Property portal Rightmove said that that average asking price for a first-time buyer property with two or fewer bedrooms surged 3.3 per cent or £6,240 month-month in September alone and by 10.5 per cent or £18,450 in the last 12 months.
This brings the average asking price of a starter home outside of central London to nearly £195,000, or £20,000 higher than a year ago. While in the capital, first time buyers now face an eye-watering entry price of more than £477,000.
In comparison, the average asking price for a home in England and Wales rose 4 per cent over the year and 0.7 per cent month-on-month, hitting £306,499.
Miles Shipside, director at Rightmove, said an increasing number of people are being cut off from home ownership following the EU referendum.

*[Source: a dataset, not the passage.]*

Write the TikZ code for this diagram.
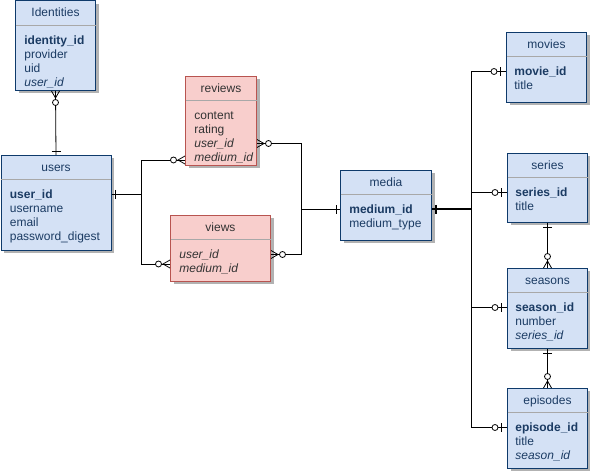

“Some of those trying to get onto the property ladder may have wistfully listened to speculation of lower prices in a post-Brexit Britain. While the referendum result has created additional downwards price pressure in some upper segments of the market that were already slowing, those who do not own a home and arguably have the greatest housing need are now finding it harder to achieve their goal in the post-Brexit-vote aftermath,” he said.
“The rising tide of prices is marooning more and more first-time buyers, out-stripping their ability to meet stricter lending criteria and afford the required deposits and monthly repayments,” he added.
Overall, UK house prices appear to be rebounding from the lull which followed the Brexit vote in June, according to Rightmove.
The news comes after recent data has suggested the economy has so far held up well in the wake of the EU referendum.
Data released by the Office for National Statistics (ONS) last week showed retail sales fell less than expected in August.
The rate of annual consumer price inflation was also left unchanged compared to the previous month, undershooting City analysts’ expectations of a pick-up in the wake of the Brexit vote and the plunge in the value of the pound.
Meanwhile, the jobless rate remained at 4.9 per cent in the May-July quarter, according to the latest official figures released on Wednesday.
However, economists warned there is still a risk of downturn this autumn with predictions that confidence may slide as the process of actually leaving the EU begins.
Speaking about the property market Shipside said: “The market continues to shake off the effect of post-Brexit vote uncertainty, though more so in the lower end sector,”
“Buyers are still looking and enquiring, but there are limits on their willingness or ability to pay over the odds so sellers should be wary of over-pricing unless their local market can really justify it.”